EXERCISE OBJECTIVE
Every line below should be copied exactly; drop the pictures.

MATERIAL
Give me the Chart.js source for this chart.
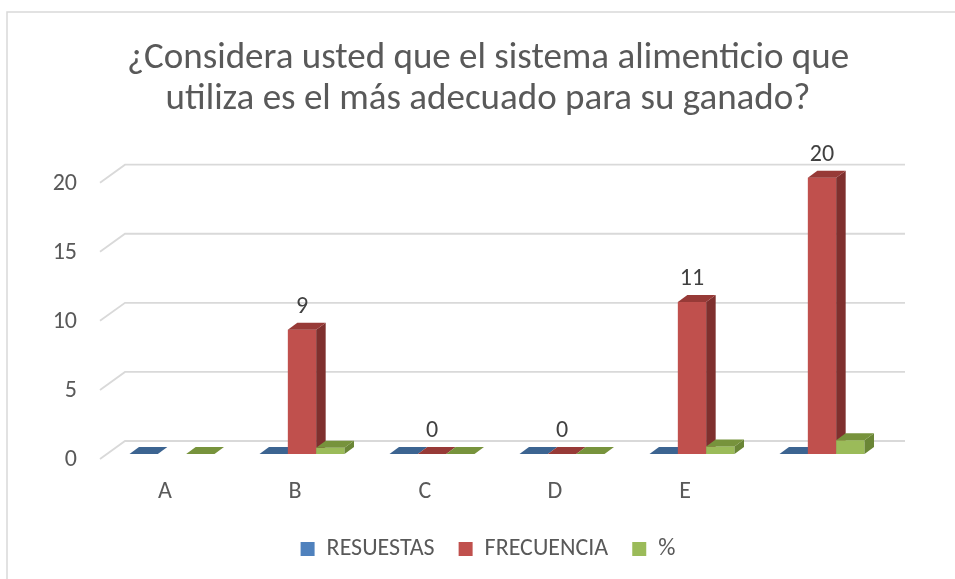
<!DOCTYPE html>
<html>
<head>
<meta charset="utf-8">
<script src="https://cdn.jsdelivr.net/npm/chart.js@4.4.1/dist/chart.umd.min.js"></script>
<style>
  html, body { margin: 0; padding: 0; background: #ffffff; }
  #wrap { position: relative; width: 955px; height: 579px; }
</style>
</head>
<body>
<div id="wrap"><canvas id="c"></canvas></div>
<script>
// ---- data ----
const categories = ['A', 'B', 'C', 'D', 'E', ''];
const resuestas  = [0, 0, 0, 0, 0, 0];
const frecuencia = [null, 9, 0, 0, 11, 20];
const porcentaje = [0, 0.45, 0, 0, 0.55, 1];
const yTicks = [0, 5, 10, 15, 20];
const titleLines = ['¿Considera usted que el sistema alimenticio que', 'utiliza es el más adecuado para su ganado?'];

// ---- styles ----
const FONT = 'Carlito, Lato, "Liberation Sans", sans-serif';
const TEXT = '#595959';
const GRID = '#d9d9d9';
const faces = [
  { front: '#4f81bd', side: '#385d8a', top: '#3c6491' },
  { front: '#c0504d', side: '#7f302e', top: '#973a37' },
  { front: '#9bbb59', side: '#6a8636', top: '#77933c' }
];
const DX = 9.5, DY = 7;          // bar depth
const WX = 25, WY = 18;          // floor depth
const BACK = 13;                 // bar base to back wall

const framePlugin = {
  id: 'frame',
  beforeDraw(chart) {
    const ctx = chart.ctx;
    ctx.save();
    ctx.fillStyle = '#ffffff';
    ctx.fillRect(0, 0, chart.width, chart.height);
    ctx.strokeStyle = GRID;
    ctx.lineWidth = 1.5;
    ctx.beginPath();
    ctx.moveTo(7, chart.height);
    ctx.lineTo(7, 12);
    ctx.lineTo(chart.width, 12);
    ctx.stroke();
    ctx.restore();
  }
};

const wallPlugin = {
  id: 'wall',
  beforeDatasetsDraw(chart) {
    const ctx = chart.ctx, y = chart.scales.y, a = chart.chartArea;
    ctx.save();
    ctx.strokeStyle = GRID;
    ctx.lineWidth = 1.8;
    y.ticks.forEach(t => {
      const yb = y.getPixelForValue(t.value) - BACK;
      ctx.beginPath();
      ctx.moveTo(a.left - WX + 18, yb + WY);
      ctx.lineTo(a.left + 18, yb);
      ctx.lineTo(a.right + 18, yb);
      ctx.stroke();
    });
    ctx.restore();
  }
};

const bars3d = {
  id: 'bars3d',
  beforeDatasetDraw() { return false; },
  afterDatasetsDraw(chart) {
    const ctx = chart.ctx;
    ctx.save();
    const n = chart.data.labels.length;
    for (let i = 0; i < n; i++) {
      chart.data.datasets.forEach((ds, d) => {
        const v = ds.data[i];
        if (v === null || v === undefined) return;
        const el = chart.getDatasetMeta(d).data[i];
        const f = faces[d];
        const x0 = el.x - el.width / 2, x1 = el.x + el.width / 2;
        const top = el.y, base = el.base;
        ctx.fillStyle = f.front;
        ctx.fillRect(x0, top, x1 - x0, base - top);
        if (base - top > 0.5) {
          ctx.fillStyle = f.side;
          ctx.beginPath();
          ctx.moveTo(x1, base);
          ctx.lineTo(x1 + DX, base - DY);
          ctx.lineTo(x1 + DX, top - DY);
          ctx.lineTo(x1, top);
          ctx.closePath();
          ctx.fill();
        }
        ctx.fillStyle = f.top;
        ctx.beginPath();
        ctx.moveTo(x0, top);
        ctx.lineTo(x1, top);
        ctx.lineTo(x1 + DX, top - DY);
        ctx.lineTo(x0 + DX, top - DY);
        ctx.closePath();
        ctx.fill();
      });
    }
    // data labels for FRECUENCIA
    ctx.fillStyle = '#404040';
    ctx.font = '24px ' + FONT;
    ctx.textAlign = 'center';
    ctx.textBaseline = 'middle';
    const meta = chart.getDatasetMeta(1);
    chart.data.datasets[1].data.forEach((v, i) => {
      if (v === null || v === undefined) return;
      const el = meta.data[i];
      ctx.fillText(String(v), el.x, el.y - 23);
    });
    ctx.restore();
  }
};

new Chart(document.getElementById('c'), {
  type: 'bar',
  data: {
    labels: categories,
    datasets: [
      { label: 'RESUESTAS', data: resuestas, backgroundColor: faces[0].front },
      { label: 'FRECUENCIA', data: frecuencia, backgroundColor: faces[1].front },
      { label: '%', data: porcentaje, backgroundColor: faces[2].front }
    ]
  },
  options: {
    responsive: true,
    maintainAspectRatio: false,
    animation: false,
    events: [],
    categoryPercentage: 0.654,
    barPercentage: 1,
    layout: { padding: { left: 52, right: 31, top: 0, bottom: 8 } },
    plugins: {
      title: {
        display: true,
        text: titleLines,
        color: TEXT,
        font: { family: FONT, size: 37, weight: 'normal', lineHeight: 1.09 },
        padding: { top: 39, bottom: 58 }
      },
      legend: {
        position: 'bottom',
        labels: {
          color: TEXT,
          font: { family: FONT, size: 24 },
          boxWidth: 14,
          boxHeight: 14,
          padding: 24
        }
      },
      tooltip: { enabled: false }
    },
    scales: {
      x: {
        grid: { display: false },
        border: { display: false },
        ticks: {
          color: TEXT,
          font: { family: FONT, size: 24 },
          padding: 16,
          labelOffset: -7,
          maxRotation: 0
        },
        afterFit(s) { s.height = 59; }
      },
      y: {
        min: 0,
        max: 20,
        grid: { display: false },
        border: { display: false },
        ticks: {
          stepSize: 5,
          color: TEXT,
          font: { family: FONT, size: 24 },
          padding: 22,
          labelOffset: 6,
          callback: (v) => (yTicks.includes(v) ? String(v) : '')
        },
        afterFit(s) { s.width = 55; }
      },
      yR: {
        position: 'right',
        display: true,
        grid: { display: false },
        border: { display: false },
        ticks: { display: false },
        afterFit(s) { s.width = 37; }
      }
    }
  },
  plugins: [framePlugin, wallPlugin, bars3d]
});
</script>
</body>
</html>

SOLUTION FOR THIS PROBLEM
Give me the Chart.js source for this chart.
<!DOCTYPE html>
<html>
<head>
<meta charset="utf-8">
<script src="https://cdn.jsdelivr.net/npm/chart.js@4.4.1/dist/chart.umd.min.js"></script>
<style>
  html, body { margin: 0; padding: 0; background: #ffffff; }
  #wrap { position: relative; width: 955px; height: 579px; }
</style>
</head>
<body>
<div id="wrap"><canvas id="c"></canvas></div>
<script>
// ---- data ----
const categories = ['A', 'B', 'C', 'D', 'E', ''];
const resuestas  = [0, 0, 0, 0, 0, 0];
const frecuencia = [null, 9, 0, 0, 11, 20];
const porcentaje = [0, 0.45, 0, 0, 0.55, 1];
const yTicks = [0, 5, 10, 15, 20];
const titleLines = ['¿Considera usted que el sistema alimenticio que', 'utiliza es el más adecuado para su ganado?'];

// ---- styles ----
const FONT = 'Carlito, Lato, "Liberation Sans", sans-serif';
const TEXT = '#595959';
const GRID = '#d9d9d9';
const faces = [
  { front: '#4f81bd', side: '#385d8a', top: '#3c6491' },
  { front: '#c0504d', side: '#7f302e', top: '#973a37' },
  { front: '#9bbb59', side: '#6a8636', top: '#77933c' }
];
const DX = 9.5, DY = 7;          // bar depth
const WX = 25, WY = 18;          // floor depth
const BACK = 13;                 // bar base to back wall

const framePlugin = {
  id: 'frame',
  beforeDraw(chart) {
    const ctx = chart.ctx;
    ctx.save();
    ctx.fillStyle = '#ffffff';
    ctx.fillRect(0, 0, chart.width, chart.height);
    ctx.strokeStyle = GRID;
    ctx.lineWidth = 1.5;
    ctx.beginPath();
    ctx.moveTo(7, chart.height);
    ctx.lineTo(7, 12);
    ctx.lineTo(chart.width, 12);
    ctx.stroke();
    ctx.restore();
  }
};

const wallPlugin = {
  id: 'wall',
  beforeDatasetsDraw(chart) {
    const ctx = chart.ctx, y = chart.scales.y, a = chart.chartArea;
    ctx.save();
    ctx.strokeStyle = GRID;
    ctx.lineWidth = 1.8;
    y.ticks.forEach(t => {
      const yb = y.getPixelForValue(t.value) - BACK;
      ctx.beginPath();
      ctx.moveTo(a.left - WX + 18, yb + WY);
      ctx.lineTo(a.left + 18, yb);
      ctx.lineTo(a.right + 18, yb);
      ctx.stroke();
    });
    ctx.restore();
  }
};

const bars3d = {
  id: 'bars3d',
  beforeDatasetDraw() { return false; },
  afterDatasetsDraw(chart) {
    const ctx = chart.ctx;
    ctx.save();
    const n = chart.data.labels.length;
    for (let i = 0; i < n; i++) {
      chart.data.datasets.forEach((ds, d) => {
        const v = ds.data[i];
        if (v === null || v === undefined) return;
        const el = chart.getDatasetMeta(d).data[i];
        const f = faces[d];
        const x0 = el.x - el.width / 2, x1 = el.x + el.width / 2;
        const top = el.y, base = el.base;
        ctx.fillStyle = f.front;
        ctx.fillRect(x0, top, x1 - x0, base - top);
        if (base - top > 0.5) {
          ctx.fillStyle = f.side;
          ctx.beginPath();
          ctx.moveTo(x1, base);
          ctx.lineTo(x1 + DX, base - DY);
          ctx.lineTo(x1 + DX, top - DY);
          ctx.lineTo(x1, top);
          ctx.closePath();
          ctx.fill();
        }
        ctx.fillStyle = f.top;
        ctx.beginPath();
        ctx.moveTo(x0, top);
        ctx.lineTo(x1, top);
        ctx.lineTo(x1 + DX, top - DY);
        ctx.lineTo(x0 + DX, top - DY);
        ctx.closePath();
        ctx.fill();
      });
    }
    // data labels for FRECUENCIA
    ctx.fillStyle = '#404040';
    ctx.font = '24px ' + FONT;
    ctx.textAlign = 'center';
    ctx.textBaseline = 'middle';
    const meta = chart.getDatasetMeta(1);
    chart.data.datasets[1].data.forEach((v, i) => {
      if (v === null || v === undefined) return;
      const el = meta.data[i];
      ctx.fillText(String(v), el.x, el.y - 23);
    });
    ctx.restore();
  }
};

new Chart(document.getElementById('c'), {
  type: 'bar',
  data: {
    labels: categories,
    datasets: [
      { label: 'RESUESTAS', data: resuestas, backgroundColor: faces[0].front },
      { label: 'FRECUENCIA', data: frecuencia, backgroundColor: faces[1].front },
      { label: '%', data: porcentaje, backgroundColor: faces[2].front }
    ]
  },
  options: {
    responsive: true,
    maintainAspectRatio: false,
    animation: false,
    events: [],
    categoryPercentage: 0.654,
    barPercentage: 1,
    layout: { padding: { left: 52, right: 31, top: 0, bottom: 8 } },
    plugins: {
      title: {
        display: true,
        text: titleLines,
        color: TEXT,
        font: { family: FONT, size: 37, weight: 'normal', lineHeight: 1.09 },
        padding: { top: 39, bottom: 58 }
      },
      legend: {
        position: 'bottom',
        labels: {
          color: TEXT,
          font: { family: FONT, size: 24 },
          boxWidth: 14,
          boxHeight: 14,
          padding: 24
        }
      },
      tooltip: { enabled: false }
    },
    scales: {
      x: {
        grid: { display: false },
        border: { display: false },
        ticks: {
          color: TEXT,
          font: { family: FONT, size: 24 },
          padding: 16,
          labelOffset: -7,
          maxRotation: 0
        },
        afterFit(s) { s.height = 59; }
      },
      y: {
        min: 0,
        max: 20,
        grid: { display: false },
        border: { display: false },
        ticks: {
          stepSize: 5,
          color: TEXT,
          font: { family: FONT, size: 24 },
          padding: 22,
          labelOffset: 6,
          callback: (v) => (yTicks.includes(v) ? String(v) : '')
        },
        afterFit(s) { s.width = 55; }
      },
      yR: {
        position: 'right',
        display: true,
        grid: { display: false },
        border: { display: false },
        ticks: { display: false },
        afterFit(s) { s.width = 37; }
      }
    }
  },
  plugins: [framePlugin, wallPlugin, bars3d]
});
</script>
</body>
</html>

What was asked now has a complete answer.